On Christmas Day of 1842, a letter published in the Leipziger Allgemeine Zeitung caused quite a stir among the readers. The letter, which was addressed to the Prussian King Friedrich Wilhelm IV, was written by Georg Herwegh, a young revolutionary poet (and important representative) of the Vormärz period in Germany. In a defiant and provocative tone, the author condemns the political situation in the German Empire – in particular the repressive treatment of the unpopular literature and press in Prussia, where the consequences of the Carlsbad Decrees were keenly felt particularly in the form of increased censorship. The King reacted immediately by banishing Herwegh in December of the same year and punishing publication of the letter by banning the Leipziger Allgemeine Zeitung throughout Prussia.

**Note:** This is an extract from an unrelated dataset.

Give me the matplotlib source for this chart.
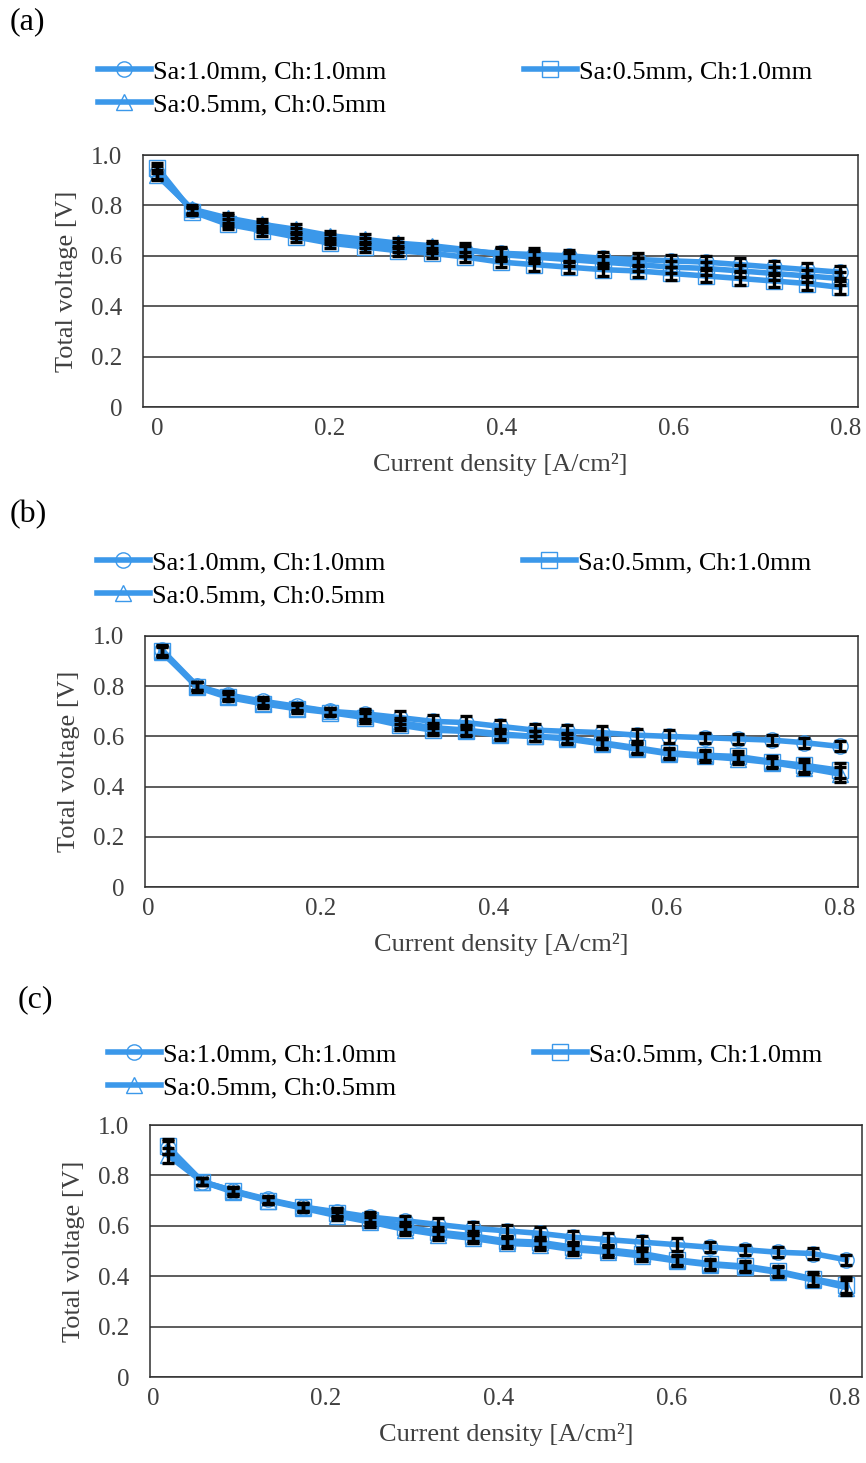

The caricature, which appeared anonymously at the beginning of 1843, shows the suffering of the newspaper, which – like Prometheus – is being punished for its wrongdoing by a huge eagle. At the scene, in front of the F. A. Brockhaus publishing premises, members of various groups – among them clerics and the military, but also members of the literary community – watch what is going on with disinterest on their faces. Only the publisher Heinrich Brockhaus and his editor Gustav Julius, who appears to be stabbing himself with a dagger out of desperation, bemoan together with the weeping godly messenger Hermes the sad fate of their newspaper and the loss of the freedom of the press.